Ares I carries an initial operational capability (IOC) of March 2015 at NASA. But Pulliam said Aerospace Corp. evaluators believe budget cuts alone would add another year and a half to that date. Technical issues would add another two years on top of that, and a proposal to continue operating the International Space Station (ISS) for five years beyond its planned 2016 deorbit could stretch the gap by six more months.
"Not all of these things have to happen," Pulliam says. "The committee can be influential in helping NASA restore some of that budget."
Closing the gap isn't the only assignment President Barack Obama gave Augustine. The panel must also recommend options for flying out the shuttle and continuing to operate the International Space Station beyond its scheduled deorbit in 2016. A panel headed by former astronaut Sally Ride proposed two options for extending the shuttle - flying one more shuttle mission in 2012 with the sole remaining external tank available to the shuttle program, or restarting the external tank line at the Michoud Assembly Facility in New Orleans and flying one or two shuttle flights a year through 2014.
The one-flight option would cost an estimated $1.5 billion, according to Ride's briefing charts, while the more ambitious approach would add another $2.7 billion, or $4.3 billion over the current baseline. But it would make it much easier to sustain meaningful research on the orbiting laboratory with the shuttle's commodious up- and down-mass capabilities.
Ride's subcommittee was clear that it makes no sense to deorbit the ISS in 2016, gaining only five years of utilization after 25 years of development. That would take as much as $14 billion more than currently budgeted. Long-range funding for NASA already has plunged dramatically over the past four years, dropping from $108 billion in fiscal 2006 to $81.5 billion today.

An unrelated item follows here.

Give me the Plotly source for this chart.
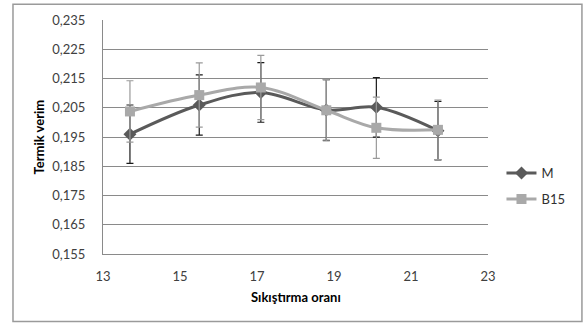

"NASA does not have the budget or the ability to simultaneously develop new systems and continue operating existing ones, hence the gap in access to the International Space Station," said Princeton astrophysicist Christopher Chyba, a member of the Augustine sub-group that studied missions beyond low Earth orbit. "In fact, it's unclear that NASA has the funding for any scenarios that do anything important beyond low Earth orbit prior to 2020."